Besides the benefit of a markup language that crosses platforms with ease, HTML attracts its many users for the simple manner with which it can be mastered. For users who do not want to take the time to learn the tagset, the good news is that conversion-to-HTML tools are becoming more accessible and easier to use. For those who cannot even spare the time to learn how to use HTML-creation software, of which there are a limited quantity, they can sit down with any text creation program (Notepad for example) and author an HTML document. Then by using the 'Open File'; tool in a browser, the document can immediately be viewed. What this means for novice HTML authors is that they can sit down with a text creator and a browser and teach themselves a markup language in one session. And as David Seaman, Director of the Electronic Text Center at the University of Virginia, points out:
[this] has a real pedagogical value as a form of SGML that makes clear to newcomers the concept of standardized markup. To the novice, the mass of information that constitutes the Text Encoding Initiative Guidelines the premier tagging scheme for most humanities documents is not easily grasped. In contrast, the concise guidelines to HTML that are available on-line (and usually as a "help" option from the menu of a Web client) are a good introduction to some of the basic SGML concepts. (Seaman 1994).
This is of real value to the user. The notion of marking up a text is quite often an overwhelming concept. Most people do not realise that markup enters into their life every time they make a keystroke in a word processing program. So for the uninitiated, HTML provides a manageable stepping-stone into the world of more complex encoding. Once this limited tagset is mastered, many users find the jump into an extended markup language less intimidating and more liberating.
However, one of the drawbacks to this easy authoring language is that many of the online documents are created without a DTD. A DTD is the abbreviation for a document type definition, which outlines the formal specifications for an SGML encoded document.

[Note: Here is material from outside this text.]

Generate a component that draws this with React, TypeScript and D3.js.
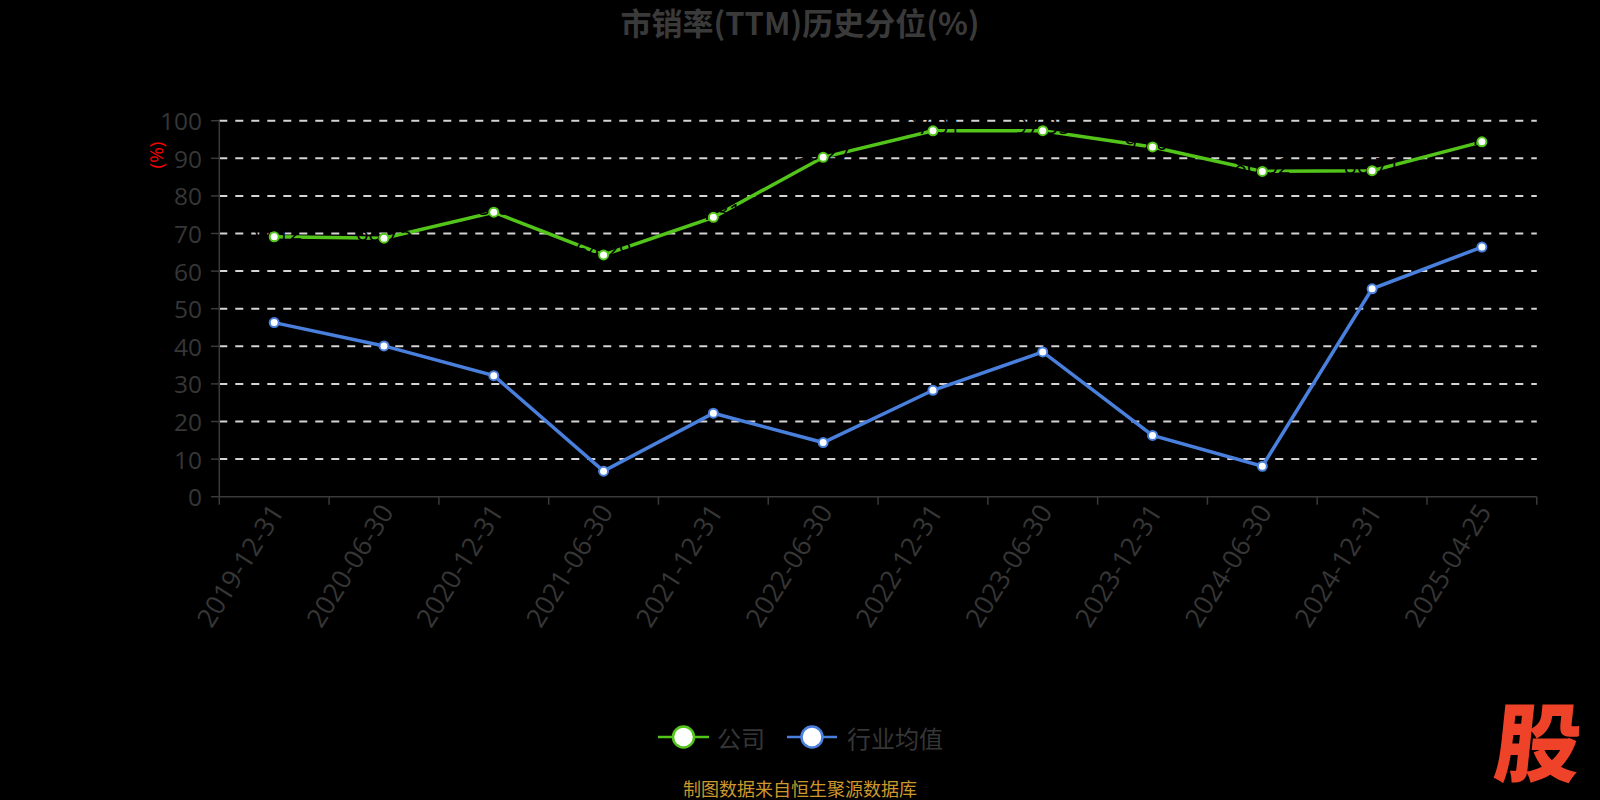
import React, { useEffect } from "react";
import * as d3 from "d3";

const categories = [
  "2019-12-31", "2020-06-30", "2020-12-31", "2021-06-30", "2021-12-31", "2022-06-30",
  "2022-12-31", "2023-06-30", "2023-12-31", "2024-06-30", "2024-12-31", "2025-04-25",
];
const companyValues = [69.12, 68.75, 75.66, 64.29, 74.31, 90.27, 97.31, 97.35, 93.01, 86.52, 86.71, 94.38];
const industryValues = [46.3, 40.1, 32.2, 6.8, 22.2, 14.4, 28.3, 38.5, 16.3, 8.1, 55.3, 66.4];
const yTicks = [0, 10, 20, 30, 40, 50, 60, 70, 80, 90, 100];
const seriesNames = ["公司", "行业均值"];

const W = 1600;
const H = 800;
const GREEN = "#52c41a";
const BLUE = "#4a80dd";
const TXT = "#363636";
const FONT = "'Open Sans', 'Noto Sans CJK SC', sans-serif";
const CJK = "'Noto Sans CJK SC', 'Open Sans', sans-serif";

export default function App() {
  useEffect(() => {
    document.body.style.margin = "0";
    document.body.style.background = "#000";
  }, []);

  const x = d3.scaleBand<string>().domain(categories).range([219.3, 1536.8]);
  const bw = x.bandwidth();
  const cx = (c: string) => (x(c) as number) + bw / 2;
  const y = d3.scaleLinear().domain([0, 100]).range([496.7, 120.7]);

  const line = d3
    .line<number>()
    .x((_, i) => cx(categories[i]))
    .y((d) => y(d));

  const boundaries = categories.map((c) => x(c) as number).concat([x.range()[1]]);

  return (
    <svg width={W} height={H} style={{ display: "block", background: "#000" }}>
      <rect x={0} y={0} width={W} height={H} fill="#000" />
      {/* title */}
      <text x={800} y={35} textAnchor="middle" fontFamily={CJK} fontWeight="bold" fontSize={31} fill="#3a3a3a">
        市销率(TTM)历史分位(%)
      </text>

      {/* grid */}
      {yTicks.filter((t) => t > 0).map((t) => (
        <line key={t} x1={x.range()[0]} x2={x.range()[1]} y1={y(t)} y2={y(t)} stroke="#d4d4d4" strokeWidth={2} strokeDasharray="8,8" />
      ))}

      {/* y axis */}
      <line x1={219.3} x2={219.3} y1={y(100)} y2={y(0)} stroke="#3a3a3a" strokeWidth={1.5} />
      {yTicks.map((t) => (
        <g key={t}>
          <line x1={211} x2={219.3} y1={y(t)} y2={y(t)} stroke="#3a3a3a" strokeWidth={1.5} />
          <text x={202} y={y(t)} textAnchor="end" dominantBaseline="central" fontFamily={FONT} fontSize={24.5} fill={TXT}>
            {t}
          </text>
        </g>
      ))}
      <text transform={`translate(156,155) rotate(-90)`} textAnchor="middle" dominantBaseline="central" fontFamily={FONT} fontSize={19} fill="#ff0000">
        (%)
      </text>

      {/* x axis */}
      <line x1={x.range()[0]} x2={x.range()[1]} y1={y(0)} y2={y(0)} stroke="#3a3a3a" strokeWidth={1.5} />
      {boundaries.map((b, i) => (
        <line key={i} x1={b} x2={b} y1={y(0)} y2={y(0) + 8} stroke="#3a3a3a" strokeWidth={1.5} />
      ))}
      {categories.map((c) => (
        <text key={c} transform={`translate(${cx(c) + 2},${y(0) + 10}) rotate(-58)`} textAnchor="end" dominantBaseline="central" fontFamily={FONT} fontSize={26.5} fill={TXT}>
          {c}
        </text>
      ))}

      {/* lines */}
      <path d={line(industryValues) || ""} fill="none" stroke={BLUE} strokeWidth={3.5} />
      <path d={line(companyValues) || ""} fill="none" stroke={GREEN} strokeWidth={3.5} />

      {/* company data labels (black) */}
      {companyValues.map((v, i) => (
        <text key={i} x={cx(categories[i])} y={y(v) + 3} textAnchor="middle" fontFamily={FONT} fontSize={22} fill="#000">
          {v.toFixed(2)}
        </text>
      ))}

      {/* markers */}
      {industryValues.map((v, i) => (
        <circle key={"b" + i} cx={cx(categories[i])} cy={y(v)} r={4.5} fill="#fff" stroke={BLUE} strokeWidth={2} />
      ))}
      {companyValues.map((v, i) => (
        <circle key={"g" + i} cx={cx(categories[i])} cy={y(v)} r={4.5} fill="#fff" stroke={GREEN} strokeWidth={2} />
      ))}

      {/* legend */}
      <g>
        <line x1={658} x2={709} y1={737} y2={737} stroke={GREEN} strokeWidth={2.5} />
        <circle cx={683.5} cy={737} r={10.5} fill="#fff" stroke={GREEN} strokeWidth={2.5} />
        <text x={717} y={737} dominantBaseline="central" fontFamily={CJK} fontSize={24} fill={TXT}>
          {seriesNames[0]}
        </text>
        <line x1={787} x2={837} y1={737} y2={737} stroke={BLUE} strokeWidth={2.5} />
        <circle cx={812} cy={737} r={10.5} fill="#fff" stroke={BLUE} strokeWidth={2.5} />
        <text x={847} y={737} dominantBaseline="central" fontFamily={CJK} fontSize={24} fill={TXT}>
          {seriesNames[1]}
        </text>
      </g>

      {/* footer */}
      <text x={800} y={788} textAnchor="middle" dominantBaseline="central" fontFamily={CJK} fontSize={18} fill="#cc982c">
        制图数据来自恒生聚源数据库
      </text>

      {/* logo */}
      <text transform="translate(1535,775) skewX(-6)" textAnchor="middle" fontFamily={CJK} fontWeight="900" fontSize={86} fill="#ee4229">
        股
      </text>
    </svg>
  );
}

Basically, a DTD is the method for spelling out the SGML rules that the document is following. It sets the standards for what markup can be used and how this markup interacts with others. So, for example, if you create an HTML document with a specific software program, say HoTMetaL PRO, the resulting text will begin with a document type declaration stating which DTD is being used. A sample declaration from a HoTMetaL creation looks like this:
<!DOCTYPE HTML PUBLIC "-//SoftQuad//DTD HoTMetaL PRO 4.0::19970714::extensions to HTML 4.0//EN" "hmpro4.dtd">
As can be seen in the above statement, the declaration explains that the document will follow the HoTMetaL PRO 4.0 DTD. In so doing, the markup language used must adhere to the rules set out in this specific DTD. If it does not then the document cannot be successfully validated and will not work.
As it stands now, web browsers require neither a DTD nor a document type declaration. Browsers are notoriously lax in their HTML requirements, and unless something serious is missing from the encoded document it will be successfully viewed through a Web client. The impact of this is that while HTML provides a convenient and universal markup language for a user, many of the documents floating out in cyberspace are permeated with invalid code. The focus then moves away from authoring documents that conform to a set of encoding guidelines and towards the creation of works that can be viewed in a browser (Seaman 1994). This problem will become more severe with the increased use of Extensible Markup Language, or XML as it is more commonly known. This markup language, which is being lauded as the new lingua franca, combines the visual benefits of HTML with the contextual benefits of SGML/TEI. However, while XML will have the universality of HTML, the web clients will require a more stringent adherence to markup rules. While documents that comply with the rules of an HTML DTD will find the transition relatively simple, the documents that were constructed strictly with viewing in mind will require a good deal of clean up prior to conversion.
This is not to say that HTML is not a useful tool for creating online documents. As in the case of PostScript and PDF, the choice to use HTML should be document dependent. It is the perfect choice for static documents that will have a short shelf-life. If you are creating course pages or supplementary materials regarding specific readings that will not be necessary or available after the end of term, then HTML is an appropriate choice. If, however, you are concerned about presentational and structural integrity, the markup of document content and/or the long-term preservation of the text, then a user-definable markup language is a much better choice.
4.2.3: User-definable descriptive markup A user-definable descriptive markup is exactly what its name implies. The content of the markup tags is established solely by the user, not by the software. As a result of SGML and its concept of a DTD, a document can have any kind of markup a creator desires. This frees the document from being married to proprietary hardware or software and from its reliance upon an appearance-based markup language. If you decide to encode the document with a non-proprietary language, which we highly recommend, then this is a good time to evaluate the project goals. While a user-definable markup language gives you control over the content of the markup, and thereby more control over the document, the markup can only be fully understood by you. Although not tied to a proprietary system, it is also not tied to any accepted standard. A markup language defined and implemented by you is simply that a personal non-proprietary markup system.
However, if the electronic texts require a language that is non-proprietary, more extensive and content-oriented than HTML, and comprehensible and acceptable to a humanities audience, then there is a solution the Text Encoding Initiative (TEI). TEI is an international implementation of SGML, providing a non-proprietary markup language that has become the de facto standard in Humanities Computing. TEI, which is explained more fully in Chapter 5, provides 'a full set of tags, a methodology, and a set of Document Type Descriptions (DTDs) that allow the detailed (or not so detailed) description of the spatial, intellectual, structural, and typographic form of a work' (Seaman 1994).
4.3: Implications for long-term preservation and reuse Markup is a critical, and inescapable, part of text creation and processing. Regardless of the method chosen to encode the document, some form of markup will be included in the text. Whether this markup is proprietary or non-proprietary, appearance- or content-based is up to you. Be sure to evaluate the project goals when making the encoding decisions. If the project is short-lived or necessarily software dependent, then the choices are relatively straightforward. However, if you are at all concerned about long-term preservation, cross-platform capabilities, and/or descriptive markup, then a user-definable (preferably TEI) markup language is the best choice. As Peter Shillingsburg corroborates:
...the editor with a universal encoding system developing an electronic edition with a multiplatform application has created a tool available to anyone with a computer and has ensured the longevity of the editorial work through generations to come of software and hardware. It seems worth the effort (Shillingsburg 1996, 163).